A presença de Demostenes Zamora tinha por objetivo servir de 'mediador' entre seus compatriotas peruanos.

Em pouco mais de uma hora de conversação com o grupo brasileiro, eles perceberam o 'clima de pé-de-guerra' entre os dois grupos. Os brasileiros alegam que os peruanos querem expulsá-los das terras, tomando-lhes as roças de subsistência.

Um dos moradores da comunidade, AfonsoPereira dos Santos, afirma que os peruanos chegaram há pouco mais de um ano na comunidade.

Das 11 famílias, apenas cinco têm documentos obtidos em cartórios da região, atestando nacionalidade brasileira.

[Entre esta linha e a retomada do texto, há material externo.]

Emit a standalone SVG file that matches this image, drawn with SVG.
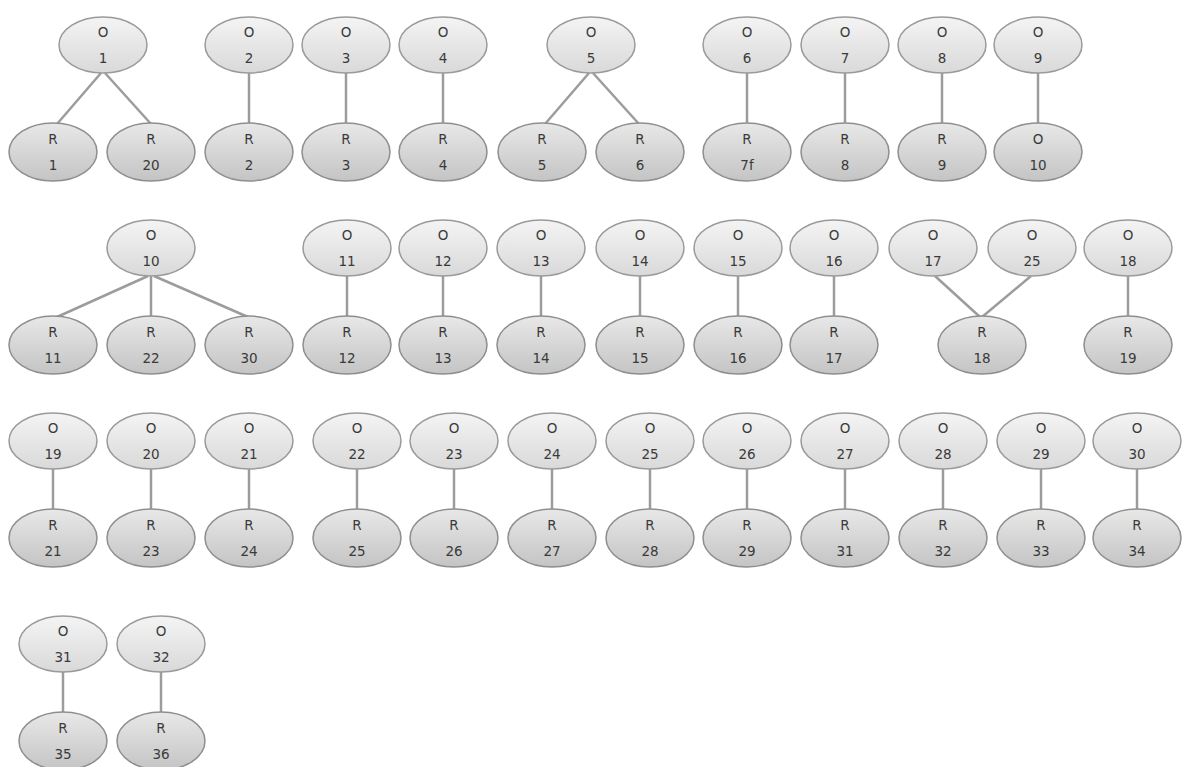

O presidente da comunidade, Nuzenildo Tosta de Souza, 24, assegura que os peruanos vieram das comunidades peruanas existentes ao longo do rio Javari, que divide os dois países.

Em 1999, o então escrivão do cartório da comarca de Benjamin Constant, Etadeus Cordeiro, foi afastado de suas funções. Motivo: ele expedia certidões de nascimento a peruanos, dando-lhes acesso aos benefícios do INSS. Depois de dois anos, o serventuário da Justiça sofreu apenas uma punição de 60 dias de afastamento das funções.

Território peruano

Os conflitos entre os brasileiros, supostos índios cocama e peruanos, acabam batendo na porta mais próxima, ou seja a delegacia de Polícia, Prefeitura Municipal e escritório da Funai em Tabatinga.

Segundo o prefeito José Amauri Maia, o movimento pela reivindicação do reconhecimento e demarcação de terras indígenas na região, tem como um dos epicentros, a comunidade de Sapotal.

"Andam espalhando que toda a margem direita do rio Solimões desde Tefé até Benjamin, pertence ao Peru", afirma.

De fato uma carta datada de 23 de outubro deste ano, assinada pelo Francisco Guerra, assinala ao justificar a pretensão de querer o reconhecimento dos cocama, alega que o território peruano se estendeu até o município de Tefé. Ele se refere ao período da colonização e expansão do território brasileiro pelos portugueses, ainda à época do Tratado de Tordesilhas.

Segundo o prefeito, os peruanos chegam em território brasileiro e se instalam nas comunidades ribeirinhas. Em princípio desenvolvem um clima de harmonia com os brasileiros e depois já com o domínio no local e apoiados pelos parentes que chegam depois, começam a fomentar o clima de animosidade, a exemplo do que ocorre em Nova União.

Mais combustível

Por outro lado um ingrediente leva mais ainda ao acirramento dos ânimos nas comunidades. Por falta de um entendimento, os supostos 'cocama', insistem em fazer valer sua etnia, atribuindo a antropóloga Luciana Ramos, o reconhecimento pela etnia, usando isso como principal argumento para requererem documentação da Funai reconhecendo-os como índios.